Wednesday, August 1, 2007

Cool Headed Opportunism

"The selling was so aggressive on Tuesday because this was another reminder of the great unknown," said Vinny Catalano, chief global strategist at Blue Marble Research. "There appears to be no clear understanding of how deep the credit-derivative problem is and how long it will take to be resolved."
Wall Street Journal, Abreast of the Market, August 1, 2007

”Markets do not always trade in line with fundamentals. All asset classes show inefficiencies, and much money is made exploiting them. But this latest spasm raises questions about the vast and unruly market for credit derivatives. How does it operate, and how to gauge fundamental value?” John Authers, FT, July 31, 2007

Perhaps the most unnerving aspects of the present financial market meltdown is the magnitude of the hits taken and fear of the great unknown. For, every bad news story seems to involve not your garden-variety decline, say, 10 – 15%. Rather, the damage is in the mega category, >50%. Moreover, today’s news that investors who want out of the latest Bear Stearns debacle can’t get their money only adds to the concern. And, if recent history is any guide, when they can get their money, it will likely be in that mega loss category. Yet, it is the ignorance re just how deep the rabbit hole goes that remains the most dangerous part of the current financial market meltdown.

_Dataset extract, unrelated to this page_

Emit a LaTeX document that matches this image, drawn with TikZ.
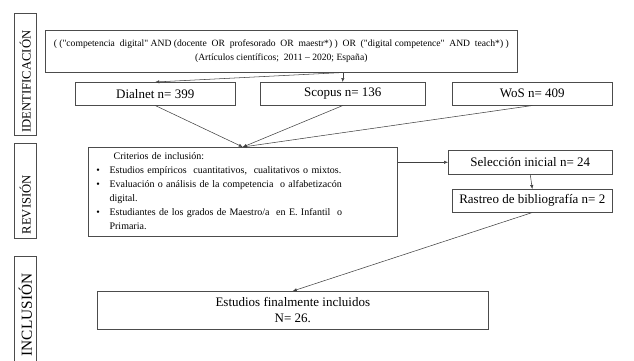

Frankly, none of what is occurring is news to the readers of this blog and my weekly reports. For well over a year, the risk factors pertaining to the black hole of knowledge re credit derivatives and hedge funds has been noted. So, as the rest of investment world finally acknowledges the risks that existed all along, the appropriate current investment strategy requires a little Joe cool (see image above - the pass that became "The Catch")*.

Investment Strategy Implications

With correlations so high (and even higher in market declines – see blog entry July 26, 2007), the potential for the brake to become the accelerator is possible but not highly probable. That’s another way of saying that the contagion the markets are experiencing is likely to fall somewhere between the systemic dangers prevalent during the LTCM crisis and the isolated Amaranth blow up. If so, then a buying opportunity is unfolding with leadership change underway. As noted in this week’s Weekly Report, the investment strategy course of action is to answer the three questions posed (see Monday’s, July 30th blog below).

*It seems only fitting to use the image above as a very small tribute to Bill Walsh, a true innovative genius.